The larger the company, the more likely it is to justify action and budgets with research because management is often obliged to justify its plans with research. But since few of us are gifted with second sight, it’s good practice to base our plans on research, whatever bean-counters demand.
We recently worked on a campaign with leading independent builders’ merchant EH Smith. The company had lost collect-share at its flagship Shirley branch as new competitors set up on its door step. It wanted to recapture lost share and grow in Shirley, then roll out the new format to other branches.
We measured their market share; price-tracked and benchmarked the competition. We researched what customers came in to buy and what they managed to buy; what customers wanted and how they rated the branch; how customers and the market saw EH Smith and competitors.

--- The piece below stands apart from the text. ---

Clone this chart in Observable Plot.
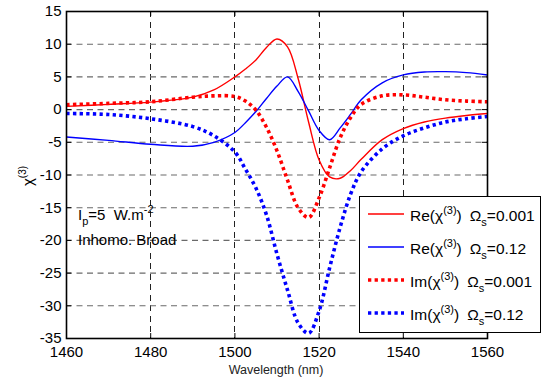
<!DOCTYPE html>
<html>
<head>
<meta charset="utf-8">
<script src="https://cdn.jsdelivr.net/npm/d3@7"></script>
<script src="https://cdn.jsdelivr.net/npm/@observablehq/plot@0.6"></script>
<style>
  html, body { margin: 0; padding: 0; background: white; }
  #chart { position: relative; width: 543px; height: 382px; }
</style>
</head>
<body>
<div id="chart"></div>
<script>
// ---- data ----
const wavelength = [1460, 1470, 1480, 1490, 1495, 1500, 1502.5, 1505, 1507.5, 1510, 1512.5, 1515, 1517.5, 1520, 1522.5, 1525, 1527.5, 1530, 1535, 1540, 1545, 1550, 1555, 1560];
const reChi001 = [0.5, 0.8, 1.15, 1.9, 3.0, 5.0, 6.2, 7.6, 9.5, 10.8, 9.6, 4.8, -1.9, -7.7, -10.3, -10.5, -9.3, -7.6, -4.6, -2.9, -1.9, -1.3, -0.9, -0.6];
const reChi012 = [-4.2, -4.7, -5.3, -5.6, -5.0, -3.5, -2.0, -0.3, 1.7, 3.6, 5.0, 2.8, -0.2, -3.2, -4.6, -2.8, -0.7, 1.5, 4.1, 5.3, 5.75, 5.8, 5.65, 5.3];
const imChi001 = [0.75, 0.95, 1.2, 1.9, 2.1, 2.0, 1.3, -0.1, -2.7, -6.3, -10.8, -15.0, -16.5, -13.5, -8.9, -4.3, -1.2, 0.8, 2.1, 2.25, 1.9, 1.5, 1.3, 1.2];
const imChi012 = [-0.6, -0.75, -1.4, -2.6, -4.0, -6.5, -9.1, -12.0, -16.1, -22.1, -27.6, -32.6, -34.2, -30.8, -24.2, -18.0, -12.9, -9.5, -6.0, -4.0, -2.8, -1.9, -1.4, -1.05];

const seriesKeys = ["re001", "re012", "im001", "im012"];
const seriesPart = ["Re", "Re", "Im", "Im"];
const seriesOmega = ["0.001", "0.12", "0.001", "0.12"];
const seriesColors = ["#ff0000", "#0000ff", "#ff0000", "#0000ff"];
const seriesDotted = [false, false, true, true];
const seriesValues = [reChi001, reChi012, imChi001, imChi012];

const xTicks = [1460, 1480, 1500, 1520, 1540, 1560];
const yTicks = [-35, -30, -25, -20, -15, -10, -5, 0, 5, 10, 15];
const xDomain = [1460, 1560];
const yDomain = [-35, 15];

const xLabel = "Wavelength (nm)";
const annotLine1 = ["I", "p", "=5  W.m", "-2"];
const annotLine2 = "Inhomo. Broad";

// ---- table ----
const rows = seriesKeys.flatMap((k, s) =>
  wavelength.map((w, i) => ({ series: k, w, v: seriesValues[s][i] })));

const font = "'Liberation Sans', Arial, Helvetica, sans-serif";
const tickLenX = 1.2;   // inward tick length in x units (~5px)
const tickLenY = 0.76;  // inward tick length in y units (~5px)

const lineMarks = seriesKeys.map((k, s) =>
  Plot.line(rows.filter(d => d.series === k), {
    x: "w", y: "v", curve: "catmull-rom",
    stroke: seriesColors[s],
    strokeWidth: seriesDotted[s] ? 3.6 : 1.4,
    strokeDasharray: seriesDotted[s] ? "3.3,3.3" : null,
    strokeLinecap: "butt"
  }));

const chart = Plot.plot({
  width: 543,
  height: 382,
  marginLeft: 66,
  marginRight: 56,
  marginTop: 11,
  marginBottom: 44,
  style: { fontFamily: font, fontSize: "15px", color: "black", background: "white", overflow: "visible" },
  x: { domain: xDomain, ticks: xTicks, tickSize: 0, tickPadding: 8, tickFormat: d => String(d), label: null },
  y: { domain: yDomain, ticks: yTicks, tickSize: 0, tickPadding: 5, tickFormat: d => String(d), label: null },
  marks: [
    Plot.ruleX(xTicks.slice(1, -1), { stroke: "#222", strokeWidth: 1, strokeDasharray: "6,4.5", shapeRendering: "crispEdges" }),
    Plot.ruleY(yTicks.slice(1, -1), { stroke: "#6a6a6a", strokeWidth: 1.1, strokeDasharray: "6,4.5" }),
    // inward ticks on all four sides
    Plot.ruleX(xTicks, { y1: yDomain[0], y2: yDomain[0] + tickLenY, stroke: "black" }),
    Plot.ruleX(xTicks, { y1: yDomain[1], y2: yDomain[1] - tickLenY, stroke: "black" }),
    Plot.ruleY(yTicks, { x1: xDomain[0], x2: xDomain[0] + tickLenX, stroke: "black" }),
    Plot.ruleY(yTicks, { x1: xDomain[1], x2: xDomain[1] - tickLenX, stroke: "black" }),
    ...lineMarks,
    Plot.frame({ stroke: "black", strokeWidth: 1.6 })
  ]
});
document.getElementById("chart").appendChild(chart);

// ---- texts and legend ----
const svg = d3.select(chart);

// x label
svg.append("text")
  .attr("x", 276).attr("y", 374)
  .attr("text-anchor", "middle")
  .attr("font-size", 12.5).attr("font-family", font).attr("fill", "#222")
  .text(xLabel);

// y label  χ^(3)
const yl = svg.append("text")
  .attr("transform", "translate(33,176) rotate(-90)")
  .attr("text-anchor", "middle")
  .attr("font-family", font).attr("font-size", 15).attr("fill", "black");
yl.append("tspan").text("χ");
yl.append("tspan").attr("dy", -7).attr("font-size", 10).text("(3)");

// annotation
const a1 = svg.append("text")
  .attr("x", 78).attr("y", 220)
  .attr("text-anchor", "start")
  .attr("font-family", font).attr("font-size", 15).attr("fill", "black");
a1.append("tspan").text(annotLine1[0]);
a1.append("tspan").attr("dy", 5).attr("font-size", 11).text(annotLine1[1]);
a1.append("tspan").attr("dy", -5).text(annotLine1[2]);
a1.append("tspan").attr("dy", -7).attr("font-size", 11).text(annotLine1[3]);

svg.append("text")
  .attr("x", 78).attr("y", 245)
  .attr("text-anchor", "start")
  .attr("font-family", font).attr("font-size", 15).attr("fill", "black")
  .text(annotLine2);

// legend
const lg = svg.append("g").attr("text-anchor", "start");
lg.append("rect")
  .attr("x", 359.5).attr("y", 196.5).attr("width", 181).attr("height", 136)
  .attr("fill", "white").attr("stroke", "black").attr("stroke-width", 1);
seriesKeys.forEach((k, s) => {
  const cy = 214 + s * 33;
  lg.append("line")
    .attr("x1", 368).attr("x2", 404).attr("y1", cy).attr("y2", cy)
    .attr("stroke", seriesColors[s])
    .attr("stroke-width", seriesDotted[s] ? 3.6 : 1.4)
    .attr("stroke-dasharray", seriesDotted[s] ? "3.3,3.3" : null);
  const t = lg.append("text")
    .attr("x", 410).attr("y", cy + 6.5)
    .attr("text-anchor", "start")
    .attr("font-family", font).attr("font-size", 15.5).attr("fill", "black");
  t.append("tspan").text(seriesPart[s] + "(χ");
  t.append("tspan").attr("dy", -7).attr("font-size", 11).text("(3)");
  t.append("tspan").attr("dy", 7).text(")");
  t.append("tspan").attr("dx", 8).text("Ω");
  t.append("tspan").attr("dy", 5).attr("font-size", 11).text("s");
  t.append("tspan").attr("dy", -5).text("=" + seriesOmega[s]);
});
</script>
</body>
</html>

The findings overturned perceptions, and we developed a strategy and revamped the collect business model and format. We changed the pricing, and priced so builders know they are getting the best deal; expanded the product range, and gave builders a choice of good, better, best. We used the pulling power of brands to attract, and used space to sell not stock. We changed signage, shelving and layouts to make it easy and convenient to buy.
Then we communicated the changes with an integrated marketing campaign using old-school posters and bus adverts alongside Facebook, Twitter, short-format videos and a microsite. We involved staff and customers to attract potential customers. The campaign and revamp boosted collect sales by 34% on a sustainable basis, and gave EH Smith “a growth map for the next 10 years”. The investment paid for itself within one year, not three as planned, and it’s being rolled out to the rest of EH Smith’s network.
The argument against research is famously put by Steve Jobs the co-founder of Apple: “You can’t just ask customers what they want and then give it to them. By the time you get it built they’ll want something new.”
But for the less gifted, I find the argument for research, from Steve Wozniak (Steve Jobs’ co-founder), more persuasive: “You need the kind of objectivity that makes you forget everything you’ve heard, clear the table and do a factual study like a scientist would.”
No one can guarantee marketing success, but good research ensures your marketing points in the right direction. And it stacks the odds in your favour.